Given task
Your task is to transcribe the data in full.

Provided material
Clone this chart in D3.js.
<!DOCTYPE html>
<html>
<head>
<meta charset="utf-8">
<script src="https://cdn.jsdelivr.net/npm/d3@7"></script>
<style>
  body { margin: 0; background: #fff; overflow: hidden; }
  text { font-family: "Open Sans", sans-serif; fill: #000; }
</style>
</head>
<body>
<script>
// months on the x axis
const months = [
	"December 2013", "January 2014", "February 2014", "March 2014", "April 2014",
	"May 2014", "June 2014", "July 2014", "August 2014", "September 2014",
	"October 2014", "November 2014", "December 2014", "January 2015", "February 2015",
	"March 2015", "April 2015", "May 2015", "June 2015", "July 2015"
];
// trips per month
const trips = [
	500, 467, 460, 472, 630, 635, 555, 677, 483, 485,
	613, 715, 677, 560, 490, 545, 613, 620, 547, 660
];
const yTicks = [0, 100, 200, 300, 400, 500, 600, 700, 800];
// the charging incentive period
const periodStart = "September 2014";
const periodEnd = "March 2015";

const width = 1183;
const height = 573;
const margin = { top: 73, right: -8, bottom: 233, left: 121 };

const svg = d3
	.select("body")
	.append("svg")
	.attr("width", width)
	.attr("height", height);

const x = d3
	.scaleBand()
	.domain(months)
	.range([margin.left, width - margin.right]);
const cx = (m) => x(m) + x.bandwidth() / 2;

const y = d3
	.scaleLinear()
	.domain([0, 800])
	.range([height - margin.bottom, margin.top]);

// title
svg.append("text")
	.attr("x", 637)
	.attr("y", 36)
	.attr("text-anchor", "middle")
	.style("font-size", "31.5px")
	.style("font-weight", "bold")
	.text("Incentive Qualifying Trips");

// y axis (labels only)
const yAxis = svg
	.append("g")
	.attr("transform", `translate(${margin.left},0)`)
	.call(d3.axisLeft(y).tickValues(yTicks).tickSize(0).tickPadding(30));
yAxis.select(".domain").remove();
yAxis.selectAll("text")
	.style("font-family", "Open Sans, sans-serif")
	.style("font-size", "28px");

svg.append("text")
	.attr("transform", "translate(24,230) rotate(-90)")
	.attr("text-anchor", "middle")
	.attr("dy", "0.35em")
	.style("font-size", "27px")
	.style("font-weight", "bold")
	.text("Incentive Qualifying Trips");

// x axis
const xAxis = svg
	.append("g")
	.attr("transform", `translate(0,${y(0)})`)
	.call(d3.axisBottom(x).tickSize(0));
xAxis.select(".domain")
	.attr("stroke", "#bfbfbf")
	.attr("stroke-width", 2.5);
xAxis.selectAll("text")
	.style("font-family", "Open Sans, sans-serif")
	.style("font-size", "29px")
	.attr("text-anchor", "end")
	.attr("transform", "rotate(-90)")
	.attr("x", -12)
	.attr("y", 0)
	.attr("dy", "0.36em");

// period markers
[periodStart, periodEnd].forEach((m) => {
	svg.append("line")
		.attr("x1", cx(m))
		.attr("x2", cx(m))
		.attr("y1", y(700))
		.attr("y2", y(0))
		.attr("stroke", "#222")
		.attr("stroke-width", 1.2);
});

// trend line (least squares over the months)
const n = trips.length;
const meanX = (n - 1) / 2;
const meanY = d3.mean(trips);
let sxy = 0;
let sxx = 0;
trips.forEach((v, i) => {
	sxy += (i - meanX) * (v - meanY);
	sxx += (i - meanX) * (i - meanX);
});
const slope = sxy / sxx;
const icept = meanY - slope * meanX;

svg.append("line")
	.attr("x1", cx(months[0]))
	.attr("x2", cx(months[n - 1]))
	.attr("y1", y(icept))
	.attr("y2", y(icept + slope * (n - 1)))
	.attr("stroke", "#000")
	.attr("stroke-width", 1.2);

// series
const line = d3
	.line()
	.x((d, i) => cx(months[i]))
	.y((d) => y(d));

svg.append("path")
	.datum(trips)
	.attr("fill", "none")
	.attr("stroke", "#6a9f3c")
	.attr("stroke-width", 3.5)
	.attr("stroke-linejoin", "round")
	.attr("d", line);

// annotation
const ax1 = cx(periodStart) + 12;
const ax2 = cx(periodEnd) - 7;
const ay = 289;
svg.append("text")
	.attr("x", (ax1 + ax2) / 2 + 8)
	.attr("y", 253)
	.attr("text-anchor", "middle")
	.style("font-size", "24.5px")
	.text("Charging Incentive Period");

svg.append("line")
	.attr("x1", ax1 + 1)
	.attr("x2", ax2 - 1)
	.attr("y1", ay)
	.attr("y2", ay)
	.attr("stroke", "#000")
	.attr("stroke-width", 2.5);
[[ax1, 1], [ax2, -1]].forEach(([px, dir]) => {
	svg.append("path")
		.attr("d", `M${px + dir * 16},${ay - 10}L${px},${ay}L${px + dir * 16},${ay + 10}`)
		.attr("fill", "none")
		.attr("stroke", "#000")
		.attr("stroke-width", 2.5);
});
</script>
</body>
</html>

Exercise response
Clone this chart in D3.js.
<!DOCTYPE html>
<html>
<head>
<meta charset="utf-8">
<script src="https://cdn.jsdelivr.net/npm/d3@7"></script>
<style>
  body { margin: 0; background: #fff; overflow: hidden; }
  text { font-family: "Open Sans", sans-serif; fill: #000; }
</style>
</head>
<body>
<script>
// months on the x axis
const months = [
	"December 2013", "January 2014", "February 2014", "March 2014", "April 2014",
	"May 2014", "June 2014", "July 2014", "August 2014", "September 2014",
	"October 2014", "November 2014", "December 2014", "January 2015", "February 2015",
	"March 2015", "April 2015", "May 2015", "June 2015", "July 2015"
];
// trips per month
const trips = [
	500, 467, 460, 472, 630, 635, 555, 677, 483, 485,
	613, 715, 677, 560, 490, 545, 613, 620, 547, 660
];
const yTicks = [0, 100, 200, 300, 400, 500, 600, 700, 800];
// the charging incentive period
const periodStart = "September 2014";
const periodEnd = "March 2015";

const width = 1183;
const height = 573;
const margin = { top: 73, right: -8, bottom: 233, left: 121 };

const svg = d3
	.select("body")
	.append("svg")
	.attr("width", width)
	.attr("height", height);

const x = d3
	.scaleBand()
	.domain(months)
	.range([margin.left, width - margin.right]);
const cx = (m) => x(m) + x.bandwidth() / 2;

const y = d3
	.scaleLinear()
	.domain([0, 800])
	.range([height - margin.bottom, margin.top]);

// title
svg.append("text")
	.attr("x", 637)
	.attr("y", 36)
	.attr("text-anchor", "middle")
	.style("font-size", "31.5px")
	.style("font-weight", "bold")
	.text("Incentive Qualifying Trips");

// y axis (labels only)
const yAxis = svg
	.append("g")
	.attr("transform", `translate(${margin.left},0)`)
	.call(d3.axisLeft(y).tickValues(yTicks).tickSize(0).tickPadding(30));
yAxis.select(".domain").remove();
yAxis.selectAll("text")
	.style("font-family", "Open Sans, sans-serif")
	.style("font-size", "28px");

svg.append("text")
	.attr("transform", "translate(24,230) rotate(-90)")
	.attr("text-anchor", "middle")
	.attr("dy", "0.35em")
	.style("font-size", "27px")
	.style("font-weight", "bold")
	.text("Incentive Qualifying Trips");

// x axis
const xAxis = svg
	.append("g")
	.attr("transform", `translate(0,${y(0)})`)
	.call(d3.axisBottom(x).tickSize(0));
xAxis.select(".domain")
	.attr("stroke", "#bfbfbf")
	.attr("stroke-width", 2.5);
xAxis.selectAll("text")
	.style("font-family", "Open Sans, sans-serif")
	.style("font-size", "29px")
	.attr("text-anchor", "end")
	.attr("transform", "rotate(-90)")
	.attr("x", -12)
	.attr("y", 0)
	.attr("dy", "0.36em");

// period markers
[periodStart, periodEnd].forEach((m) => {
	svg.append("line")
		.attr("x1", cx(m))
		.attr("x2", cx(m))
		.attr("y1", y(700))
		.attr("y2", y(0))
		.attr("stroke", "#222")
		.attr("stroke-width", 1.2);
});

// trend line (least squares over the months)
const n = trips.length;
const meanX = (n - 1) / 2;
const meanY = d3.mean(trips);
let sxy = 0;
let sxx = 0;
trips.forEach((v, i) => {
	sxy += (i - meanX) * (v - meanY);
	sxx += (i - meanX) * (i - meanX);
});
const slope = sxy / sxx;
const icept = meanY - slope * meanX;

svg.append("line")
	.attr("x1", cx(months[0]))
	.attr("x2", cx(months[n - 1]))
	.attr("y1", y(icept))
	.attr("y2", y(icept + slope * (n - 1)))
	.attr("stroke", "#000")
	.attr("stroke-width", 1.2);

// series
const line = d3
	.line()
	.x((d, i) => cx(months[i]))
	.y((d) => y(d));

svg.append("path")
	.datum(trips)
	.attr("fill", "none")
	.attr("stroke", "#6a9f3c")
	.attr("stroke-width", 3.5)
	.attr("stroke-linejoin", "round")
	.attr("d", line);

// annotation
const ax1 = cx(periodStart) + 12;
const ax2 = cx(periodEnd) - 7;
const ay = 289;
svg.append("text")
	.attr("x", (ax1 + ax2) / 2 + 8)
	.attr("y", 253)
	.attr("text-anchor", "middle")
	.style("font-size", "24.5px")
	.text("Charging Incentive Period");

svg.append("line")
	.attr("x1", ax1 + 1)
	.attr("x2", ax2 - 1)
	.attr("y1", ay)
	.attr("y2", ay)
	.attr("stroke", "#000")
	.attr("stroke-width", 2.5);
[[ax1, 1], [ax2, -1]].forEach(([px, dir]) => {
	svg.append("path")
		.attr("d", `M${px + dir * 16},${ay - 10}L${px},${ay}L${px + dir * 16},${ay + 10}`)
		.attr("fill", "none")
		.attr("stroke", "#000")
		.attr("stroke-width", 2.5);
});
</script>
</body>
</html>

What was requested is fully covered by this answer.